Data in this exercise:
• • • • •
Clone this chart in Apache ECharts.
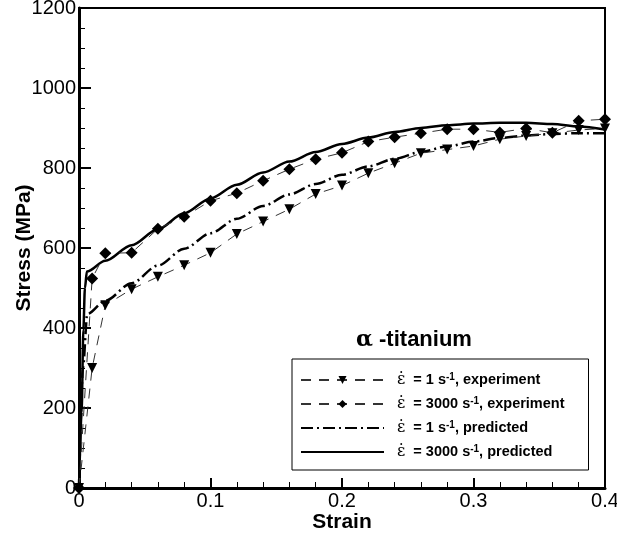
• • • • •
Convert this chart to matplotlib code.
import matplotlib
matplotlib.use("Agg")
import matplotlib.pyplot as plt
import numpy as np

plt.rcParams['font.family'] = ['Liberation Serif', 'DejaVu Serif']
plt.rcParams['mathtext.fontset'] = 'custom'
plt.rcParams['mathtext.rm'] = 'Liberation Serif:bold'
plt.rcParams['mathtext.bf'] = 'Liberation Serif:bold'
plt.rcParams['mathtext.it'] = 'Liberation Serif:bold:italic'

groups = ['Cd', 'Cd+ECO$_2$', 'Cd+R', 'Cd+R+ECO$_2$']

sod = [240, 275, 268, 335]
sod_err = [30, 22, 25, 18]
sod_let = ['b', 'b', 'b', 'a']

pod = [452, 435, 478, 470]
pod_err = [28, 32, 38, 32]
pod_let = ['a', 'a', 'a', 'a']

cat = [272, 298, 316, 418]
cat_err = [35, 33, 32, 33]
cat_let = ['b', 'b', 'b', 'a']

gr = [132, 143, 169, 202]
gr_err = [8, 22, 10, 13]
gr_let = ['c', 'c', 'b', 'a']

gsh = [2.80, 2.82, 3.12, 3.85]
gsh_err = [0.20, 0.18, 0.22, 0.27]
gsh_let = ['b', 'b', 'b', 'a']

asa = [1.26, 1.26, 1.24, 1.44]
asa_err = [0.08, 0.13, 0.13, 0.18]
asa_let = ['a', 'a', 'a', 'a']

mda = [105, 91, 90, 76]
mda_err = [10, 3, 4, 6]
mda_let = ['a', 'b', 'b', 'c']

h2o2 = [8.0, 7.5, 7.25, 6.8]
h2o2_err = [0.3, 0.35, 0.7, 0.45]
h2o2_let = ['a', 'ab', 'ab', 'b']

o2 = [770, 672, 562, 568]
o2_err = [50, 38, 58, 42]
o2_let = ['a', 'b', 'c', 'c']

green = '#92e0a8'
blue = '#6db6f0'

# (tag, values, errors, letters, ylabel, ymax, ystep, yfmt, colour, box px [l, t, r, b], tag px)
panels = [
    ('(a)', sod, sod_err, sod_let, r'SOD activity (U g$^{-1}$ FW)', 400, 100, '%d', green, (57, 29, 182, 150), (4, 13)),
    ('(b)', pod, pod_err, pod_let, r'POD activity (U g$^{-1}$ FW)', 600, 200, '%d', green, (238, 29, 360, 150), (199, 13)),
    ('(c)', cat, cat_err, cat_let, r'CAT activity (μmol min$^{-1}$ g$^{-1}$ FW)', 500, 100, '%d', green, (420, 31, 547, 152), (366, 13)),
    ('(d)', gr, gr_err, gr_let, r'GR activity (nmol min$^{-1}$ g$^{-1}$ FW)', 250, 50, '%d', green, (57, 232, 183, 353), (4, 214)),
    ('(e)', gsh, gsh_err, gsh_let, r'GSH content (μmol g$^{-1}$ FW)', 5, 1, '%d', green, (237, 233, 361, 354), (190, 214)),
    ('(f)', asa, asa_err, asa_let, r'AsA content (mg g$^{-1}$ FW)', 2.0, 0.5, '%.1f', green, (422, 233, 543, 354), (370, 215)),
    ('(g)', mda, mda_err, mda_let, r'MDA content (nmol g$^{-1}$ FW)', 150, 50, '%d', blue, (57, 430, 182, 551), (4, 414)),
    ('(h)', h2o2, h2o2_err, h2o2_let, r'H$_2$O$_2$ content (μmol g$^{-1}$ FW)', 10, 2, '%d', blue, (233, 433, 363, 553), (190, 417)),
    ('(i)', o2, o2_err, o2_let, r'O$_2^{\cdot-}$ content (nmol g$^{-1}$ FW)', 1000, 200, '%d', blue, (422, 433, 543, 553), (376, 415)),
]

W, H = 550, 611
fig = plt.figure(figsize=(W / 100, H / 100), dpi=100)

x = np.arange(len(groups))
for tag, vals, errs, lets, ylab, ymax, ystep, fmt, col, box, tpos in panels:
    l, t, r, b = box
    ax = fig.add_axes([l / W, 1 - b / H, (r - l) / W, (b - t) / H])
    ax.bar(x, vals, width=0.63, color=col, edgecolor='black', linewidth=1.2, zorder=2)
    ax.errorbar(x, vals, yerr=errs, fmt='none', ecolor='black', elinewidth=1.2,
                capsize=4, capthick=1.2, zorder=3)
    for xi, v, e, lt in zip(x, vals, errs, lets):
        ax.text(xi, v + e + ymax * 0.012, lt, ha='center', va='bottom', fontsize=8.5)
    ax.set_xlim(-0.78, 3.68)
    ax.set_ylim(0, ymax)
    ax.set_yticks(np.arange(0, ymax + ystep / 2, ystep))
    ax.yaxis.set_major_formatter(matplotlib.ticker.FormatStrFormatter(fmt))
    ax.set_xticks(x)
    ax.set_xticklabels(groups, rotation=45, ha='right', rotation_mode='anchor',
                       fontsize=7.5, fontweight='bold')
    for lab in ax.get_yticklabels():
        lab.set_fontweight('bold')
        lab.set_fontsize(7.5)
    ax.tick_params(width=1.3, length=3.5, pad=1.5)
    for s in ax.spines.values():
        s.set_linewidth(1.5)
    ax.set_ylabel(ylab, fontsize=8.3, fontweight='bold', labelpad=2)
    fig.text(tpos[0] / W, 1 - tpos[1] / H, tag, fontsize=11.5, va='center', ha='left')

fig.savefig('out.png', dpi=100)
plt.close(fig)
• • • • •
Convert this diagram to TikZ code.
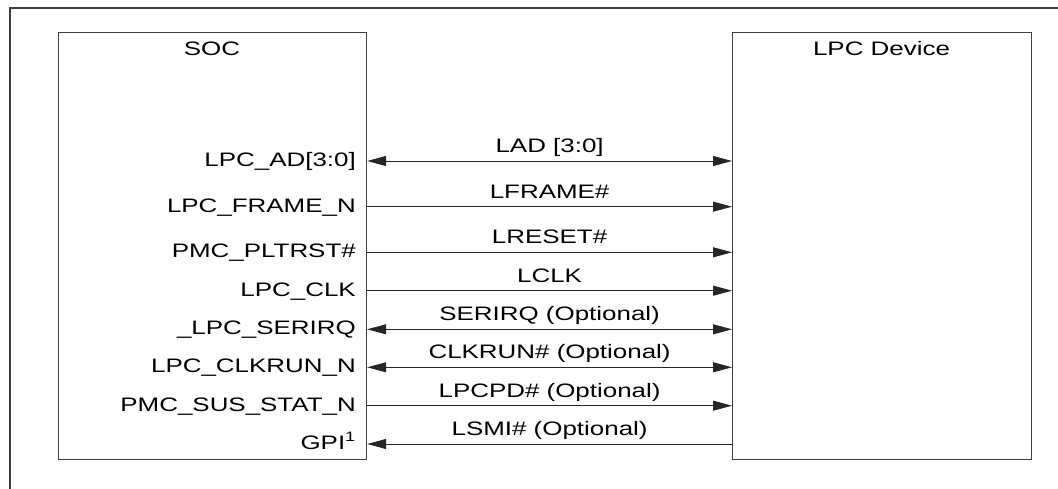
• • • • •
Task directions: Pick out and copy every line that contains the word "Convert".

Completed exercise:
Convert this chart to matplotlib code.
Convert this diagram to TikZ code.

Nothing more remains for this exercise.